The problem is that my textbook disagrees with me. The actual answer is that the function is NOT monotonic on the interval $(0, \infty) \setminus \{ 1\}$. Explanations are not given.
Someone told me that my mistake is in solving $f'(x) = 0$, saying that $-x = a^2$ has no solutions since something squared cannot be equal to something negative, therefore, we don't have any $x$, where $f'(x) =0$.
But I don't understand this correction. I mean, if we have that $x = -5$, we would have $-(-5) = a^2$. In other words, $5 = a^2$, which certainly is possible.

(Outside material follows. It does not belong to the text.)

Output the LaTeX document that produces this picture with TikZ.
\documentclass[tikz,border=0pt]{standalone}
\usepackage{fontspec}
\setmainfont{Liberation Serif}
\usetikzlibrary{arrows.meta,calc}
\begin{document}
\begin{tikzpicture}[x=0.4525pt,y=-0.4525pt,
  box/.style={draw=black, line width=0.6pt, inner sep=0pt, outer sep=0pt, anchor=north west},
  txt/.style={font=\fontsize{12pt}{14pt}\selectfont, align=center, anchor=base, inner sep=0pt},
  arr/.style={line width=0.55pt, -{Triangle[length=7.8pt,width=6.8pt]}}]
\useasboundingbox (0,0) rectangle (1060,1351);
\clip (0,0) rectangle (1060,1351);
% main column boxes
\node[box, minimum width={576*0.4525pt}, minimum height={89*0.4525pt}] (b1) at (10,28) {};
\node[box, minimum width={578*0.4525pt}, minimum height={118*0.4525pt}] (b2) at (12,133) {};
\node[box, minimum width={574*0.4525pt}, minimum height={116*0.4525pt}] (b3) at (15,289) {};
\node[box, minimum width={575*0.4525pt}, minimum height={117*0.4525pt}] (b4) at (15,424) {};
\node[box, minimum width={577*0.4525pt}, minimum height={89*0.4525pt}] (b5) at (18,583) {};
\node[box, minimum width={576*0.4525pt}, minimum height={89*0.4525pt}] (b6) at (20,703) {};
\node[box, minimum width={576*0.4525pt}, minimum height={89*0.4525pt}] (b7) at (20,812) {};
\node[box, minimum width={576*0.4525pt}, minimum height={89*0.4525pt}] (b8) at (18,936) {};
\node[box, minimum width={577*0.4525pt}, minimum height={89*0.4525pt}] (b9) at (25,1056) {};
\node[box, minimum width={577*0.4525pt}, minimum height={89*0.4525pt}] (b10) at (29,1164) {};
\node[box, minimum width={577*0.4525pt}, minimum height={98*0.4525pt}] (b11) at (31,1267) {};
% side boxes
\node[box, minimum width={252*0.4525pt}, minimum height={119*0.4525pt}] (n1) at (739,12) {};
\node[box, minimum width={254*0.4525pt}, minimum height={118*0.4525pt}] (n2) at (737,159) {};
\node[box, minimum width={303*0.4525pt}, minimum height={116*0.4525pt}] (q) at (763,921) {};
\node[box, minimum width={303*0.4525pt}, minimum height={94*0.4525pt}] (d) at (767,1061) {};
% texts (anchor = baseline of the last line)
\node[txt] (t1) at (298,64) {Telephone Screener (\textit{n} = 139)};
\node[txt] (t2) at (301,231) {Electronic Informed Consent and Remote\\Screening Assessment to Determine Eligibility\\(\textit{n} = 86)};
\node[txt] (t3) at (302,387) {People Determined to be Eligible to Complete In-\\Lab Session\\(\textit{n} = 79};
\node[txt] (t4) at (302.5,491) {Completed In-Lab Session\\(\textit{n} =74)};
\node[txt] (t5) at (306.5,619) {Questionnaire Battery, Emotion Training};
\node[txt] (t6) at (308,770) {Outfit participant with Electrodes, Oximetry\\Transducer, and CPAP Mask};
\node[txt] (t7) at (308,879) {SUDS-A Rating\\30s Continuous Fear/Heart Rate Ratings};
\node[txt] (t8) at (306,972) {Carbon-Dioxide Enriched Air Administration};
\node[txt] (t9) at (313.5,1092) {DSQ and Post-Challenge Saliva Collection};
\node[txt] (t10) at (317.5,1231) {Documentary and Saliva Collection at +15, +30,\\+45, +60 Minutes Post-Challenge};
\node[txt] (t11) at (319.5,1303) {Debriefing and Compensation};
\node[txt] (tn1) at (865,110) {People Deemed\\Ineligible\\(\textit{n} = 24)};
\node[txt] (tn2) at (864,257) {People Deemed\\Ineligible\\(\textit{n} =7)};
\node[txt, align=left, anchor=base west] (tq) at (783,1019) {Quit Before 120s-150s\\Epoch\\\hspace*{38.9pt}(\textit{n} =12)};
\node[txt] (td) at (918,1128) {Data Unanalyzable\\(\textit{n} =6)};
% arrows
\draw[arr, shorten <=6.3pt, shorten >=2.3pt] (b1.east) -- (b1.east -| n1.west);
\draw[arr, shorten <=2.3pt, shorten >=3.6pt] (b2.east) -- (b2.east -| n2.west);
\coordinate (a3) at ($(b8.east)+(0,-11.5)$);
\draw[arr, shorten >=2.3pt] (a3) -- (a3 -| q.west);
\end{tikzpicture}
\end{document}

So what is wrong? Why is the function NOT monotonic on $(0, \infty) \setminus \{ 1 \}$. If you could explain this in detail, so I can understand it fully, it would be perfect.

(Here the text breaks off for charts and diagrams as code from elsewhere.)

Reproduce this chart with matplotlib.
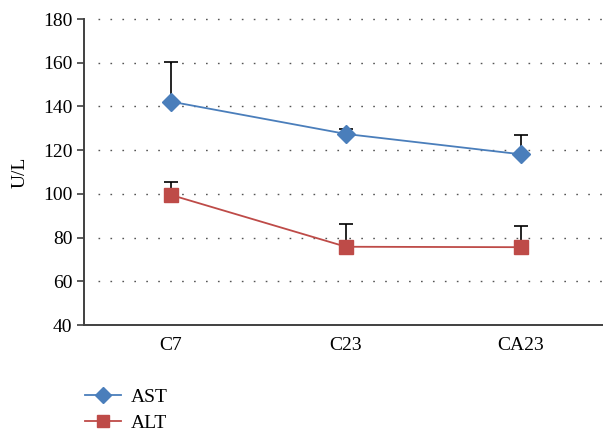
import matplotlib
matplotlib.use("Agg")
import matplotlib.pyplot as plt
import numpy as np

groups = ["C7", "C23", "CA23"]
ast_mean = [142.2, 127.4, 118.1]
ast_err = [18.1, 2.3, 9.0]
alt_mean = [99.5, 75.8, 75.6]
alt_err = [5.8, 10.4, 9.8]
y_ticks = [40, 60, 80, 100, 120, 140, 160, 180]

plt.rcParams["font.family"] = ["Liberation Serif", "DejaVu Serif"]
FS = 14

W, H = 603, 432
fig = plt.figure(figsize=(W / 100, H / 100), dpi=100)
left_px, right_px, top_px, bottom_px = 83.5, 603, 19, 325
ax = fig.add_axes([left_px / W, 1 - bottom_px / H,
                   (right_px - left_px) / W, (bottom_px - top_px) / H])

slot = 175.0
x = np.arange(len(groups)) + 0.5
ax.set_xlim(0, (right_px - left_px) / slot)
ax.set_ylim(40, 180)
ax.set_yticks(y_ticks)
ax.set_xticks(x)
ax.set_xticklabels(groups)

for v in y_ticks[1:]:
    ax.plot([0.08, ax.get_xlim()[1]], [v, v], color="#555555", lw=1.0,
            linestyle=(0, (1.2, 7.4)), zorder=0, clip_on=False)

blue = "#4a7ebb"
red = "#be4b48"

ax.errorbar(x, ast_mean, yerr=[np.zeros(3), ast_err], fmt="none",
            ecolor="black", elinewidth=1.2, capsize=5, capthick=1.2, zorder=2)
ax.errorbar(x, alt_mean, yerr=[np.zeros(3), alt_err], fmt="none",
            ecolor="black", elinewidth=1.2, capsize=5, capthick=1.2, zorder=2)

ax.plot(x, ast_mean, color=blue, lw=1.3, marker="D", markersize=9.5,
        markerfacecolor=blue, markeredgecolor=blue, label="AST", zorder=3)
ax.plot(x, alt_mean, color=red, lw=1.3, marker="s", markersize=10,
        markerfacecolor=red, markeredgecolor=red, label="ALT", zorder=3)

for s in ["top", "right"]:
    ax.spines[s].set_visible(False)
for s in ["left", "bottom"]:
    ax.spines[s].set_color("#404040")
    ax.spines[s].set_linewidth(1.4)

ax.tick_params(axis="y", direction="out", length=5, width=1.2, color="#404040",
               pad=3, labelsize=FS)
ax.tick_params(axis="x", length=0, pad=9, labelsize=FS)
ax.set_ylabel("U/L", fontsize=FS, labelpad=10)

fig.legend(loc="lower left", bbox_to_anchor=(77 / W, -8 / H), frameon=False,
           handlelength=1.85, handletextpad=0.5, labelspacing=0.45,
           fontsize=FS, borderaxespad=0, markerscale=0.85)

fig.savefig("out.png", dpi=100)
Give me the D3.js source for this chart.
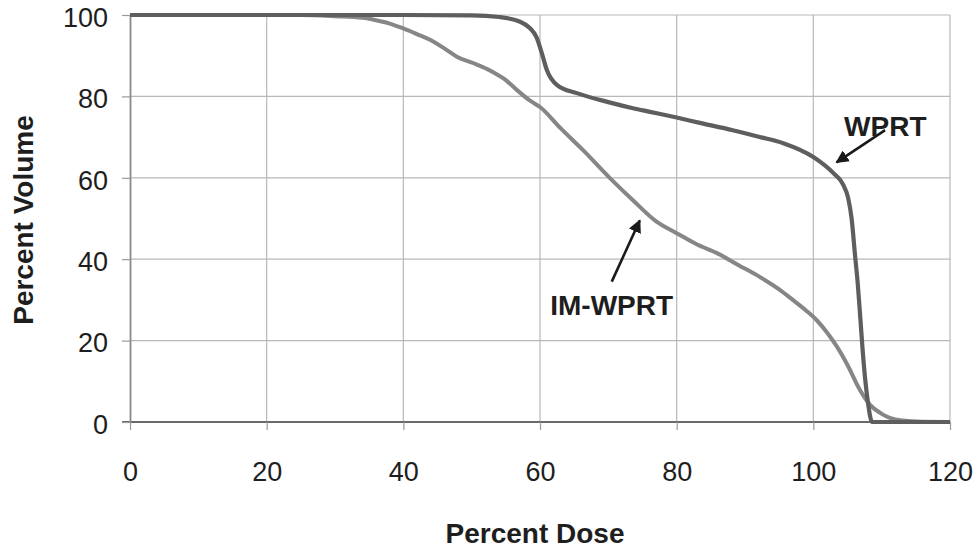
<!DOCTYPE html>
<html>
<head>
<meta charset="utf-8">
<script src="https://cdn.jsdelivr.net/npm/d3@7/dist/d3.min.js"></script>
<style>
  html, body { margin: 0; padding: 0; background: #fff; }
  svg { display: block; font-family: "Liberation Sans", Arial, sans-serif; }
</style>
</head>
<body>
<svg id="chart" width="978" height="549"></svg>
<script>
// Dose-volume histogram: percent of volume receiving at least a given percent dose
const xTicks = [0, 20, 40, 60, 80, 100, 120];
const yTicks = [0, 20, 40, 60, 80, 100];

const wprtDose = [0, 40, 50, 54, 57, 58.5, 59.5, 60.2, 61, 62.5, 65.4, 70, 73.6, 76.1, 80, 83.4, 88.2, 92, 95.6, 100, 102.9, 104.3, 105.1, 105.6, 106.1, 106.5, 106.9, 107.2, 107.6, 108, 108.6, 120];
const wprtVol  = [100, 100, 99.9, 99.5, 98.4, 96.8, 94.5, 91, 86.5, 82.8, 80.8, 78.6, 77.1, 76.2, 74.8, 73.5, 71.7, 70.1, 68.5, 65.1, 61.2, 58.5, 55, 50, 41, 34, 25, 18, 10.3, 4.7, 0, 0];

const imDose = [0, 25, 30, 34, 36, 38, 40, 42, 43.9, 46, 47.9, 50.2, 53.1, 55, 56.6, 58.5, 60, 63, 66.3, 70.2, 73.6, 77, 80, 83, 85.9, 89, 92.2, 95, 97, 99, 100.5, 102, 103.5, 105, 106.8, 108.3, 110, 111.2, 113, 116, 120];
const imVol  = [100, 100, 99.7, 99.3, 98.7, 97.9, 96.7, 95.3, 93.9, 91.8, 89.7, 88.2, 86, 84, 81.6, 79, 77.4, 72.2, 66.8, 60, 54.5, 49.3, 46.4, 43.6, 41.5, 38.6, 35.6, 32.6, 30, 27.3, 25, 22, 18.4, 14, 7.9, 4.2, 2, 1, 0.35, 0.05, 0];

const seriesNames = ["WPRT", "IM-WPRT"];

const svg = d3.select("#chart");
const plotLeft = 130, plotRight = 950, plotTop = 15, plotBottom = 422;

const x = d3.scaleLinear().domain([0, 120]).range([plotLeft, plotRight]);
const y = d3.scaleLinear().domain([0, 100]).range([plotBottom, plotTop]);

// grid
const grid = svg.append("g").attr("stroke", "#b8b8b8").attr("stroke-width", 1.2);
grid.selectAll("line.v").data(xTicks.filter(d => d > 0)).join("line")
  .attr("x1", d => x(d)).attr("x2", d => x(d))
  .attr("y1", plotTop).attr("y2", plotBottom);
grid.selectAll("line.h").data(yTicks.filter(d => d > 0)).join("line")
  .attr("x1", plotLeft).attr("x2", plotRight)
  .attr("y1", d => y(d)).attr("y2", d => y(d));

// axes
const xAxis = svg.append("g")
  .attr("transform", `translate(0,${plotBottom})`)
  .call(d3.axisBottom(x).tickValues(xTicks).tickSize(8).tickSizeOuter(0).tickPadding(32));
const yAxis = svg.append("g")
  .attr("transform", `translate(${plotLeft},0)`)
  .call(d3.axisLeft(y).tickValues(yTicks).tickSize(8).tickSizeOuter(0).tickPadding(14));

xAxis.select(".domain").attr("stroke", "#6a6a6a").attr("stroke-width", 2).attr("d", `M${plotLeft - 8},0H${plotRight}`);
yAxis.select(".domain").attr("stroke", "#8a8a8a").attr("stroke-width", 1.8);
svg.selectAll(".tick line").attr("stroke", "#9a9a9a").attr("stroke-width", 1.2);
svg.selectAll(".tick text")
  .attr("font-size", 27).attr("fill", "#1e1e1e")
  .attr("font-family", "'Liberation Sans', Arial, sans-serif");
yAxis.selectAll(".tick text").attr("dy", "0.42em");

// curves
const line = d3.line().x(d => x(d[0])).y(d => y(d[1])).curve(d3.curveMonotoneX);
const imData = d3.zip(imDose, imVol);
const wprtData = d3.zip(wprtDose, wprtVol);

svg.append("path").datum(imData)
  .attr("fill", "none").attr("stroke", "#868686").attr("stroke-width", 4)
  .attr("stroke-linejoin", "round").attr("d", line);
svg.append("path").datum(wprtData)
  .attr("fill", "none").attr("stroke", "#5e5e5e").attr("stroke-width", 4.2)
  .attr("stroke-linejoin", "round").attr("d", line);

// annotations
svg.append("defs").append("marker")
  .attr("id", "head").attr("viewBox", "0 0 10 10")
  .attr("refX", 9).attr("refY", 5)
  .attr("markerWidth", 5).attr("markerHeight", 5)
  .attr("orient", "auto")
  .append("path").attr("d", "M0,0L10,5L0,10Z").attr("fill", "#1a1a1a");

const labelFont = { size: 28, weight: "bold", fill: "#1e1e1e" };

svg.append("text").text(seriesNames[0])
  .attr("x", x(104.5)).attr("y", y(70.2))
  .attr("font-size", labelFont.size).attr("font-weight", labelFont.weight).attr("fill", labelFont.fill);
svg.append("line")
  .attr("x1", x(110.5)).attr("y1", y(71.7))
  .attr("x2", x(103.4)).attr("y2", y(63.8))
  .attr("stroke", "#1a1a1a").attr("stroke-width", 2.6).attr("marker-end", "url(#head)");

svg.append("text").text(seriesNames[1])
  .attr("x", x(61.5)).attr("y", y(26.3))
  .attr("font-size", labelFont.size).attr("font-weight", labelFont.weight).attr("fill", labelFont.fill);
svg.append("line")
  .attr("x1", x(70.5)).attr("y1", y(34.5))
  .attr("x2", x(74.6)).attr("y2", y(49.5))
  .attr("stroke", "#1a1a1a").attr("stroke-width", 2.6).attr("marker-end", "url(#head)");

// axis titles
svg.append("text").text("Percent Dose")
  .attr("x", (plotLeft + plotRight) / 2 - 5).attr("y", 543)
  .attr("text-anchor", "middle")
  .attr("font-size", 28).attr("font-weight", "bold").attr("fill", "#1e1e1e");
svg.append("text").text("Percent Volume")
  .attr("transform", "translate(33,220) rotate(-90)")
  .attr("text-anchor", "middle")
  .attr("font-size", 28).attr("font-weight", "bold").attr("fill", "#1e1e1e");
</script>
</body>
</html>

You can say that $f(x)$ is piecewise-monotonic on $(0,\infty)\setminus\{1\}$ because it's monotonically decreasing on each of the intervals $(0,1)$ and $(1,\infty)$. However, the problem with saying it's monotonic on that set is the following. There is a vertical asymptote at $x=1$: $\lim_{x\to 1^-}f(x)=-\infty$ and $\lim_{x\to 1^+}f(x)=+\infty$. This means that we can't say $f(x)$ is decreasing (and hence monotonic) on $(0,\infty)\setminus\{1\}$. In fact, we have $f(0.5)<0<f(1.5)$ for all $a$, which contradicts the idea that $f(x)$ is decreasing on $(0,\infty)\setminus\{1\}$. More generally, $f(x)$ is negative on $(0,1)$ and positive on $(1,\infty)$.
A similar question to ask is whether $g(x)=\frac 1x$ is monotonic on $(-\infty,\infty)\setminus\{0\}$. It's not because of the asymptote at $x=0$.